El estudio de esta dualidad mente-cuerpo ha pasado de ser un campo de trabajo fundamentalmente filosófico a ser un aspecto más de la ciencia biológica, en particular de la neurociencia. Es una disciplina moderna; se podría decir que toda la biología lo es, pues prácticamente no se puede considerar su nacimiento como verdadera ciencia independiente hasta el siglo XIX , aunque las raíces de su existencia se hunden en el pasado, unidas a esa pregunta que formulábamos al principio acerca de la existencia del alma y su relación con la sustancia de la que estamos hechos. Por ello es necesario un breve repaso, sucinto, a las múltiples respuestas que se han ido ofreciendo a dicha pregunta a lo largo de la Historia y cómo estas han ido mutando con el paso del tiempo a la par que aumentaban los conocimientos sobre nuestra propia naturaleza.

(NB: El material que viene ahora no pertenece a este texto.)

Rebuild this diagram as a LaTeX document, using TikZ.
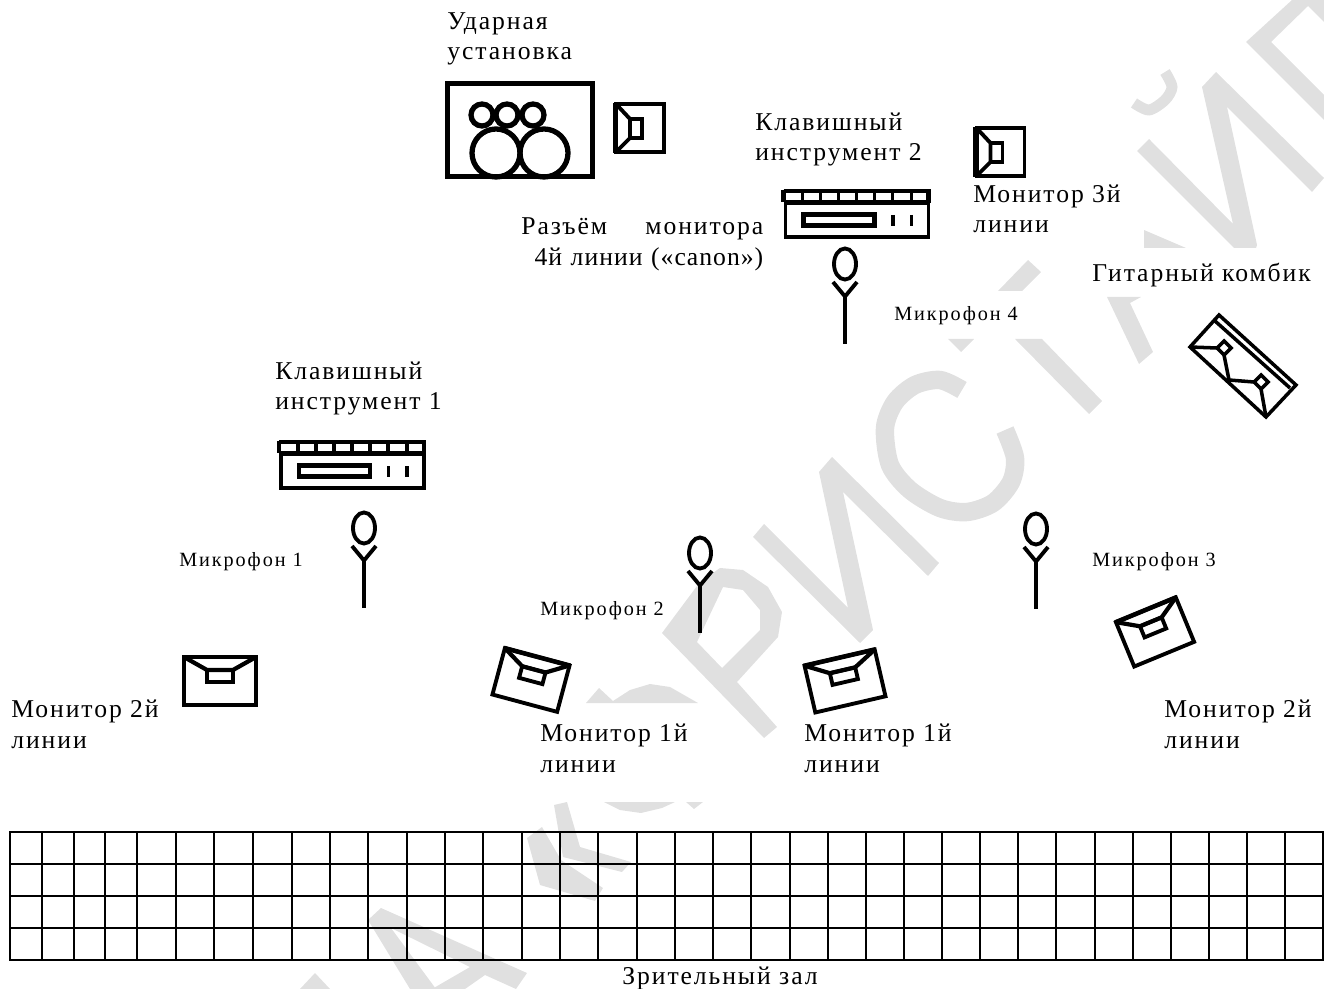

E L ALMA EN LA A NTIGÜEDAD Y EN LA E DAD M EDIA
El hombre primitivo debió de observar que, en la naturaleza, los seres vivos —de los que formaba parte— se comportaban todos de una determinada manera. Los lobos como lobos, los ciervos como ciervos, y los osos como osos. No obstante, había diferencias entre cada individuo: un oso podía ser más agresivo que otro; un ciervo, más asustadizo que otro. Dentro de su propia comunidad debió de encontrar las mismas diferencias: cada individuo, pese a sus evidentes semejanzas, era distinto a otro, y esa distinción no solo consistía en un físico diferente (mayor altura, más peso, rasgos físicos distintos), sino en un carácter y un comportamiento particular que lo hacía, por así decirlo, único. Es decir, todos los seres guardaban similitudes, pero todos poseían algo que los diferenciaba. Y ese algo era lo que permitía distinguirlos como seres independientes unos de otros: su alma.